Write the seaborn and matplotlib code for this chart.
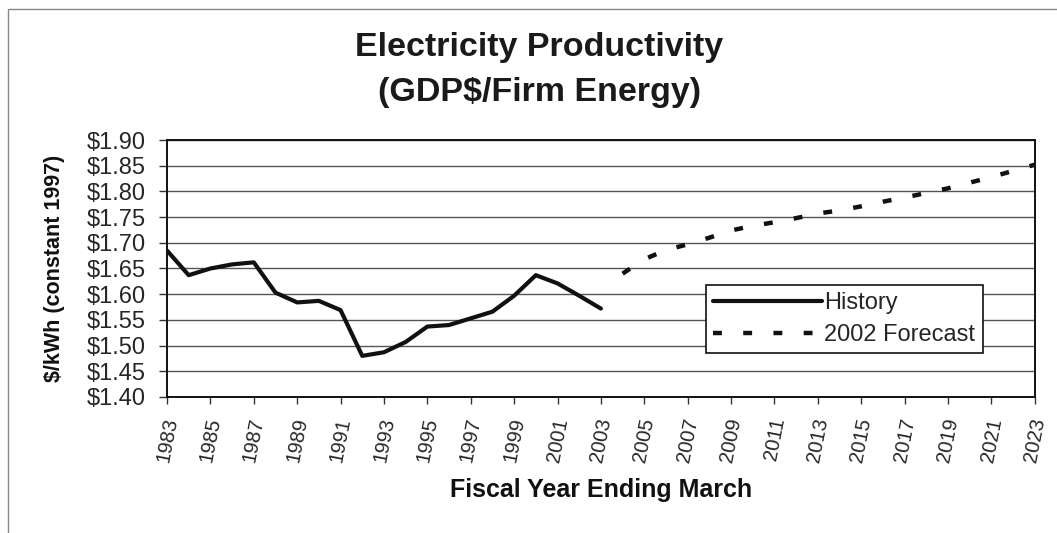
import numpy as np
import pandas as pd
import matplotlib
matplotlib.use("Agg")
import matplotlib.pyplot as plt
from matplotlib.lines import Line2D
from matplotlib.patches import Rectangle
import seaborn as sns

# Historical electricity productivity, $/kWh (constant 1997)
history_years = list(range(1983, 2004))
history_values = [1.685, 1.637, 1.650, 1.658, 1.662, 1.603, 1.584, 1.587, 1.569, 1.480,
                  1.487, 1.507, 1.537, 1.540, 1.553, 1.566, 1.597, 1.637, 1.621, 1.597,
                  1.572]

# 2002 forecast
forecast_years = list(range(2004, 2024))
forecast_values = [1.640, 1.668, 1.686, 1.697, 1.710, 1.724, 1.733, 1.740, 1.748, 1.757,
                   1.763, 1.771, 1.780, 1.788, 1.797, 1.806, 1.817, 1.828, 1.840, 1.852]

y_ticks = [1.40, 1.45, 1.50, 1.55, 1.60, 1.65, 1.70, 1.75, 1.80, 1.85, 1.90]
x_tick_years = list(range(1983, 2024, 2))

hist_df = pd.DataFrame({"year": history_years, "value": history_values})
fc_df = pd.DataFrame({"year": forecast_years, "value": forecast_values})

sns.set_theme(style="white")
plt.rcParams["font.family"] = ["Liberation Sans", "DejaVu Sans"]

fig = plt.figure(figsize=(10.57, 5.33), dpi=100)
fig.patch.set_facecolor("white")
ax = fig.add_axes([0.158, 0.2552, 0.821, 0.4821])

sns.lineplot(data=hist_df, x="year", y="value", ax=ax, color="#111111",
             linewidth=3.0, label="History")
sns.lineplot(data=fc_df, x="year", y="value", ax=ax, color="#111111",
             linewidth=3.2, label="2002 Forecast")
ax.lines[1].set_dashes((2.0, 4.8))
ax.lines[1].set_dash_capstyle("butt")

ax.set_xlim(1983, 2023)
ax.set_ylim(1.40, 1.90)
ax.set_yticks(y_ticks)
ax.set_yticklabels([f"${v:.2f}" for v in y_ticks], fontsize=17)
ax.set_xticks(x_tick_years)
ax.set_xticklabels([str(y) for y in x_tick_years], fontsize=14.5,
                   rotation=79, ha="center", va="top", rotation_mode="default")

ax.yaxis.grid(True, color="#555555", linewidth=1.0)
ax.xaxis.grid(False)
ax.set_axisbelow(True)

for s in ax.spines.values():
    s.set_color("#111111")
    s.set_linewidth(1.4)

ax.tick_params(axis="y", which="major", direction="out", length=6,
               width=1.0, color="#333333", left=True, pad=9)
ax.tick_params(axis="x", which="major", direction="out", length=5,
               width=1.0, color="#333333", bottom=True, pad=9)

ax.set_xlabel("Fiscal Year Ending March", fontsize=18, fontweight="bold",
              labelpad=10, color="#111111")
ax.set_ylabel("$/kWh (constant 1997)", fontsize=15.5, fontweight="bold",
              labelpad=16, color="#111111")

fig.text(0.51, 0.91, "Electricity Productivity", ha="center", va="center",
         fontsize=24.5, fontweight="bold", color="#1a1a1a")
fig.text(0.51, 0.827, "(GDP$/Firm Energy)", ha="center", va="center",
         fontsize=24.5, fontweight="bold", color="#1a1a1a")

handles = [Line2D([], [], color="#111111", linewidth=3.0),
           Line2D([], [], color="#111111", linewidth=3.2, dashes=(2.0, 4.8))]
leg = ax.legend(handles, ["History", "2002 Forecast"], loc="upper left",
                bbox_to_anchor=(0.621, 0.436), fontsize=17, handlelength=4.6,
                handletextpad=0.1, borderpad=0.32, labelspacing=0.4,
                borderaxespad=0.0,
                frameon=True, fancybox=False, framealpha=1.0)
leg.get_frame().set_edgecolor("#111111")
leg.get_frame().set_linewidth(1.2)

# Outer chart-area border (top and left edges visible)
fig.patches.append(Rectangle((8 / 1057, -0.1), 1.2, 1.1 - 9 / 533,
                             transform=fig.transFigure, fill=False,
                             edgecolor="#888888", linewidth=1.0))

fig.savefig("out.png", dpi=100, facecolor="white")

───

- EXERCISE INSTRUCTIONS: Return the material word for word. Pictures are not part of the copy.

- EXERCISE ANSWER:
Write the seaborn and matplotlib code for this chart.
import numpy as np
import pandas as pd
import matplotlib
matplotlib.use("Agg")
import matplotlib.pyplot as plt
from matplotlib.lines import Line2D
from matplotlib.patches import Rectangle
import seaborn as sns

# Historical electricity productivity, $/kWh (constant 1997)
history_years = list(range(1983, 2004))
history_values = [1.685, 1.637, 1.650, 1.658, 1.662, 1.603, 1.584, 1.587, 1.569, 1.480,
                  1.487, 1.507, 1.537, 1.540, 1.553, 1.566, 1.597, 1.637, 1.621, 1.597,
                  1.572]

# 2002 forecast
forecast_years = list(range(2004, 2024))
forecast_values = [1.640, 1.668, 1.686, 1.697, 1.710, 1.724, 1.733, 1.740, 1.748, 1.757,
                   1.763, 1.771, 1.780, 1.788, 1.797, 1.806, 1.817, 1.828, 1.840, 1.852]

y_ticks = [1.40, 1.45, 1.50, 1.55, 1.60, 1.65, 1.70, 1.75, 1.80, 1.85, 1.90]
x_tick_years = list(range(1983, 2024, 2))

hist_df = pd.DataFrame({"year": history_years, "value": history_values})
fc_df = pd.DataFrame({"year": forecast_years, "value": forecast_values})

sns.set_theme(style="white")
plt.rcParams["font.family"] = ["Liberation Sans", "DejaVu Sans"]

fig = plt.figure(figsize=(10.57, 5.33), dpi=100)
fig.patch.set_facecolor("white")
ax = fig.add_axes([0.158, 0.2552, 0.821, 0.4821])

sns.lineplot(data=hist_df, x="year", y="value", ax=ax, color="#111111",
             linewidth=3.0, label="History")
sns.lineplot(data=fc_df, x="year", y="value", ax=ax, color="#111111",
             linewidth=3.2, label="2002 Forecast")
ax.lines[1].set_dashes((2.0, 4.8))
ax.lines[1].set_dash_capstyle("butt")

ax.set_xlim(1983, 2023)
ax.set_ylim(1.40, 1.90)
ax.set_yticks(y_ticks)
ax.set_yticklabels([f"${v:.2f}" for v in y_ticks], fontsize=17)
ax.set_xticks(x_tick_years)
ax.set_xticklabels([str(y) for y in x_tick_years], fontsize=14.5,
                   rotation=79, ha="center", va="top", rotation_mode="default")

ax.yaxis.grid(True, color="#555555", linewidth=1.0)
ax.xaxis.grid(False)
ax.set_axisbelow(True)

for s in ax.spines.values():
    s.set_color("#111111")
    s.set_linewidth(1.4)

ax.tick_params(axis="y", which="major", direction="out", length=6,
               width=1.0, color="#333333", left=True, pad=9)
ax.tick_params(axis="x", which="major", direction="out", length=5,
               width=1.0, color="#333333", bottom=True, pad=9)

ax.set_xlabel("Fiscal Year Ending March", fontsize=18, fontweight="bold",
              labelpad=10, color="#111111")
ax.set_ylabel("$/kWh (constant 1997)", fontsize=15.5, fontweight="bold",
              labelpad=16, color="#111111")

fig.text(0.51, 0.91, "Electricity Productivity", ha="center", va="center",
         fontsize=24.5, fontweight="bold", color="#1a1a1a")
fig.text(0.51, 0.827, "(GDP$/Firm Energy)", ha="center", va="center",
         fontsize=24.5, fontweight="bold", color="#1a1a1a")

handles = [Line2D([], [], color="#111111", linewidth=3.0),
           Line2D([], [], color="#111111", linewidth=3.2, dashes=(2.0, 4.8))]
leg = ax.legend(handles, ["History", "2002 Forecast"], loc="upper left",
                bbox_to_anchor=(0.621, 0.436), fontsize=17, handlelength=4.6,
                handletextpad=0.1, borderpad=0.32, labelspacing=0.4,
                borderaxespad=0.0,
                frameon=True, fancybox=False, framealpha=1.0)
leg.get_frame().set_edgecolor("#111111")
leg.get_frame().set_linewidth(1.2)

# Outer chart-area border (top and left edges visible)
fig.patches.append(Rectangle((8 / 1057, -0.1), 1.2, 1.1 - 9 / 533,
                             transform=fig.transFigure, fill=False,
                             edgecolor="#888888", linewidth=1.0))

fig.savefig("out.png", dpi=100, facecolor="white")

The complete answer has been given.